Une obligation légale de dépôt des comptes annuels au greffe du tribunal de commerce.
En vue d’apprécier cette décision, rappelons que le dépôt des comptes annuels au greffe du tribunal de commerce est une obligation légale pour la plupart des sociétés exerçant une activité commerciale, obligation à laquelle n’échappent pas les Sociétés par action simplifiée.
L’article L232-23 du Code de commerce oblige les sociétés commerciales à organiser chaque année une assemblée générale réunissant tous les associés, dans le but de procéder à l’approbation des comptes et à l’affectation du résultat de l’exercice.
Dans le cas d’une SASU, qui est une société à associé unique, le président n’a pas besoin de se prononcer sur l’approbation des comptes annuels et l’affectation du résultat de la SASU, puisque c’est lui qui s’est occupé de la gestion de la société.
Il n’a donc pas à donner son accord sur sa propre action. Le simple dépôt des comptes auprès du greffe vaut approbation des comptes de la SASU.
L’entreprise qui ne procède pas au dépôt de ses comptes reçoit généralement une relance dans les mois qui suivent la date à laquelle elle aurait dû réaliser le dépôt.
Le président du tribunal de commerce peut également adresser une injonction de déposer les comptes aux dirigeants sociaux.
Le défaut de dépôt des comptes est punissable d’une amende de 1 500 euros pouvant être portée à 3 000 euros en cas de récidive.

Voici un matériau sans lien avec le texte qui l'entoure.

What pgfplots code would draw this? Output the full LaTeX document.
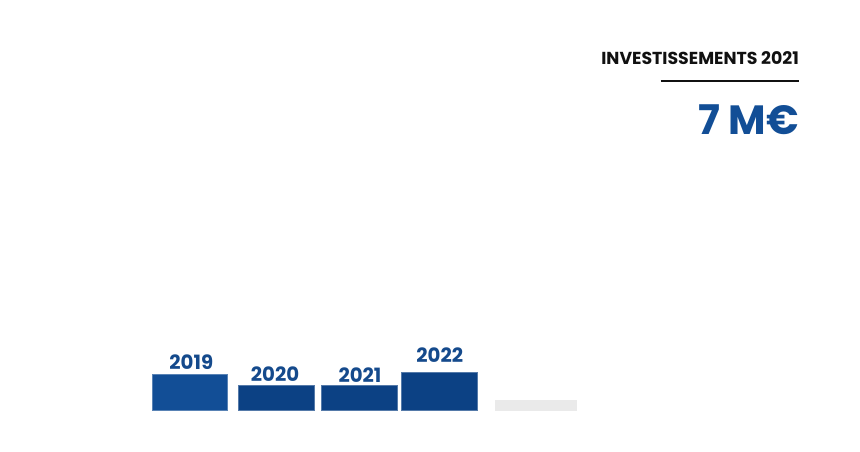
\documentclass[border=0pt]{standalone}
\usepackage{pgfplots}
\pgfplotsset{compat=1.18}
\usepackage{fontspec}
\setmainfont{Poppins}
\definecolor{bA}{HTML}{124E96}
\definecolor{bB}{HTML}{0C4184}
\definecolor{lab}{HTML}{154A8C}
\definecolor{gr}{HTML}{EAEAEA}
\definecolor{txt}{HTML}{111111}
\begin{document}
\begin{tikzpicture}
\begin{axis}[
  width=860bp, height=451bp, scale only axis,
  xmin=0, xmax=860, ymin=-40.3, ymax=410.7,
  hide axis, clip=false,
]
\path (rel axis cs:0,0) rectangle (rel axis cs:1,1);
\addplot[ybar, bar shift=0pt, bar width=75.4, fill=bA, draw=bA!70!white, line width=0.6bp] coordinates {(190,36.4)};
\addplot[ybar, bar shift=0pt, bar width=75.7, fill=bB, draw=bB!70!white, line width=0.6bp] coordinates {(276.2,25.7)};
\addplot[ybar, bar shift=0pt, bar width=75.6, fill=bB, draw=bB!70!white, line width=0.6bp] coordinates {(359.5,25.0)};
\addplot[ybar, bar shift=0pt, bar width=76, fill=bB, draw=bB!70!white, line width=0.6bp] coordinates {(439.7,38.4)};
\addplot[ybar, bar shift=0pt, bar width=81.7, fill=gr, draw=none] coordinates {(535.8,10.7)};
\addplot[only marks, mark=none, nodes near coords, point meta=explicit symbolic,
  every node near coord/.append style={anchor=base, inner sep=0pt, yshift=0pt, text=lab, font=\fontsize{19.8}{22}\selectfont\bfseries}]
  table[meta=lab] {
x y lab
191.3 41.7 2019
275 29 2020
360 28.7 2021
439.8 48 2022
};
\node[anchor=base east, inner sep=0pt, text=txt, font=\fontsize{17.4}{19}\selectfont\bfseries] at (axis cs:799,345.7) {INVESTISSEMENTS 2021};
\draw[txt, line width=2bp] (axis cs:660.7,329.7) -- (axis cs:799,329.7);
\node[anchor=base east, inner sep=0pt, text=bA, font=\fontsize{41}{44}\selectfont\bfseries] at (axis cs:799,276.4) {7 M€};
\end{axis}
\end{tikzpicture}
\end{document}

Lorsque la société ne dépose pas ses comptes, tout intéressé ou le ministère public peut demander au président du tribunal de commerce d’enjoindre sous astreinte aux dirigeants sociaux de procéder au dépôt de ces documents, ce qui fut le cas en l’espèce, ou de désigner un mandataire chargé d’effectuer ce dépôt.
Une atteinte disproportionnée au droit à la protection des données à caractère personnel ?
Le président, et unique associé de la SAS, faisait grief aux ordonnances précitées de l’avoir soumis à l’obligation de déposer ses comptes au greffe du tribunal de commerce, ayant ainsi pour conséquence la divulgation aux tiers, sans y avoir consenti, des informations d’ordre patrimonial de nature, selon lui, à causer une atteinte disproportionnée au droit à la protection de ses données à caractère personnel.
Il fondait ses prétentions au visa des articles 9 du Code civil, 8 de la Convention européenne des droits de l’homme, 8 de la Charte des droits fondamentaux de l’Union européenne, 16 du Traité sur le fonctionnement de l’Union européenne et le règlement (UE) 2016/679 du Parlement européen et du Conseil relatif à la protection des personnes physiques à l’égard du traitement des données à caractère personnel et à la libre circulation des données du 27 avril 2016.
La Cour de cassation a rendu un arrêt des plus limpides.
L’atteinte portée au droit à la protection des données à caractère personnel est proportionnée au but légitime de détection et de prévention des difficultés des entreprises.
La haute Juridiction a jugé que s’il résulte de la jurisprudence de la Cour européenne des droits de l’homme [1] que les données portant sur le patrimoine d’une personne physique relèvent de sa vie privée, les comptes annuels d’une société par actions simplifiée unipersonnelle ne constituent qu’un des éléments nécessaires à la détermination de la valeur des actions que possède son associé unique, dont le patrimoine, distinct de celui de la société, n’est qu’indirectement et partiellement révélé.
Elle estime, ainsi, que l’atteinte portée au droit à la protection des données à caractère personnel de cet associé pour la publication de ces comptes est proportionnée au but légitime de détection et de prévention des difficultés des entreprises, poursuivi par les dispositions de l’article L611-2, II, du Code de commerce [2].